▶ [Directive]
From the listing that follows, output everything exactly except the pictures.
___ Provided data ___
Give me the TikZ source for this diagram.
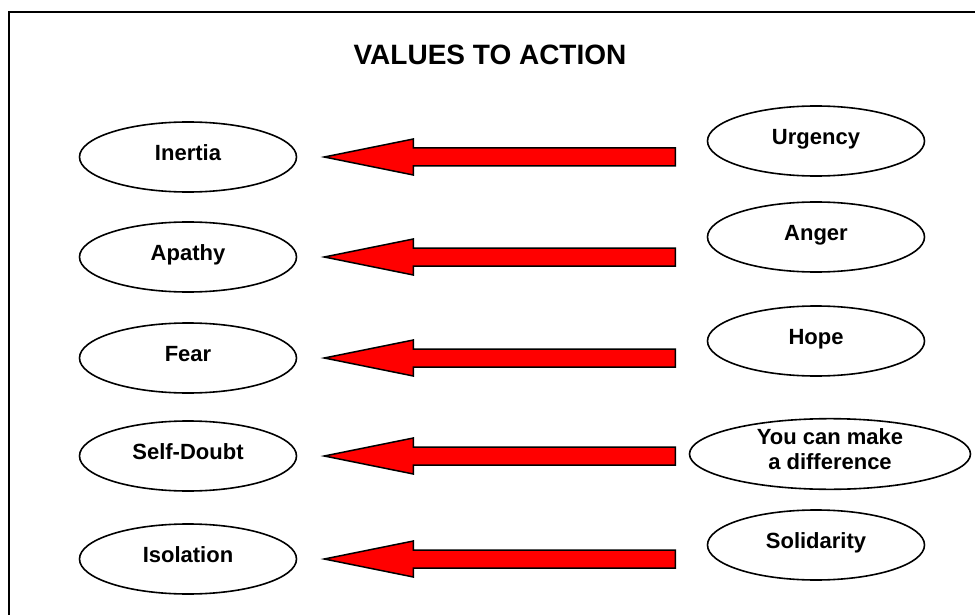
\documentclass[tikz,border=0pt]{standalone}
\usepackage{fontspec}
\setmainfont{Liberation Sans}
\usetikzlibrary{shapes.geometric}

\tikzset{
  feeling/.style={ellipse,draw,line width=1.6pt,inner sep=0pt,
    minimum width=217pt,minimum height=70pt,text depth=9pt,align=center,
    font=\fontsize{22}{25}\selectfont\bfseries},
  pusharrow/.style={draw=black,line width=1.5pt,fill=red,line join=miter}
}

\begin{document}
\begin{tikzpicture}[x=1pt,y=-1pt]%
  \useasboundingbox (0,0) rectangle (975,615);
  \fill[white] (0,0) rectangle (975,615);
  % page frame, only its top left corner is on the sheet
  \draw[line width=2pt] (9,620) |- (980,12);
  \node[font=\fontsize{28}{32}\selectfont\bfseries] (title) at (490,55)
    {VALUES TO ACTION};
  % left column
  \node[feeling] (inertia)   at (188,157) {Inertia};
  \node[feeling] (apathy)    at (188,257) {Apathy};
  \node[feeling] (fear)      at (188,358) {Fear};
  \node[feeling] (selfdoubt) at (188,456) {Self-Doubt};
  \node[feeling] (isolation) at (188,559) {Isolation};
  % right column
  \node[feeling] (urgency)    at (816,141) {Urgency};
  \node[feeling] (anger)      at (816,237) {Anger};
  \node[feeling] (hope)       at (816,341) {Hope};
  \node[feeling,minimum width=281pt,minimum height=68pt] (difference)
    at (830,454) {You can make\\a difference};
  \node[feeling] (solidarity) at (816,545) {Solidarity};
  % block arrows pointing left
  \foreach \n in {inertia,apathy,fear,selfdoubt,isolation}
    \draw[pusharrow] ([xshift=27pt]\n.east) -- ++(89,18) -- ++(0,-9)
      -- ++(262,0) -- ++(0,-18) -- ++(-262,0) -- ++(0,-9) -- cycle;
\end{tikzpicture}
\end{document}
___
▶ [Final result]
Give me the TikZ source for this diagram.
\documentclass[tikz,border=0pt]{standalone}
\usepackage{fontspec}
\setmainfont{Liberation Sans}
\usetikzlibrary{shapes.geometric}

\tikzset{
  feeling/.style={ellipse,draw,line width=1.6pt,inner sep=0pt,
    minimum width=217pt,minimum height=70pt,text depth=9pt,align=center,
    font=\fontsize{22}{25}\selectfont\bfseries},
  pusharrow/.style={draw=black,line width=1.5pt,fill=red,line join=miter}
}

\begin{document}
\begin{tikzpicture}[x=1pt,y=-1pt]%
  \useasboundingbox (0,0) rectangle (975,615);
  \fill[white] (0,0) rectangle (975,615);
  % page frame, only its top left corner is on the sheet
  \draw[line width=2pt] (9,620) |- (980,12);
  \node[font=\fontsize{28}{32}\selectfont\bfseries] (title) at (490,55)
    {VALUES TO ACTION};
  % left column
  \node[feeling] (inertia)   at (188,157) {Inertia};
  \node[feeling] (apathy)    at (188,257) {Apathy};
  \node[feeling] (fear)      at (188,358) {Fear};
  \node[feeling] (selfdoubt) at (188,456) {Self-Doubt};
  \node[feeling] (isolation) at (188,559) {Isolation};
  % right column
  \node[feeling] (urgency)    at (816,141) {Urgency};
  \node[feeling] (anger)      at (816,237) {Anger};
  \node[feeling] (hope)       at (816,341) {Hope};
  \node[feeling,minimum width=281pt,minimum height=68pt] (difference)
    at (830,454) {You can make\\a difference};
  \node[feeling] (solidarity) at (816,545) {Solidarity};
  % block arrows pointing left
  \foreach \n in {inertia,apathy,fear,selfdoubt,isolation}
    \draw[pusharrow] ([xshift=27pt]\n.east) -- ++(89,18) -- ++(0,-9)
      -- ++(262,0) -- ++(0,-18) -- ++(-262,0) -- ++(0,-9) -- cycle;
\end{tikzpicture}
\end{document}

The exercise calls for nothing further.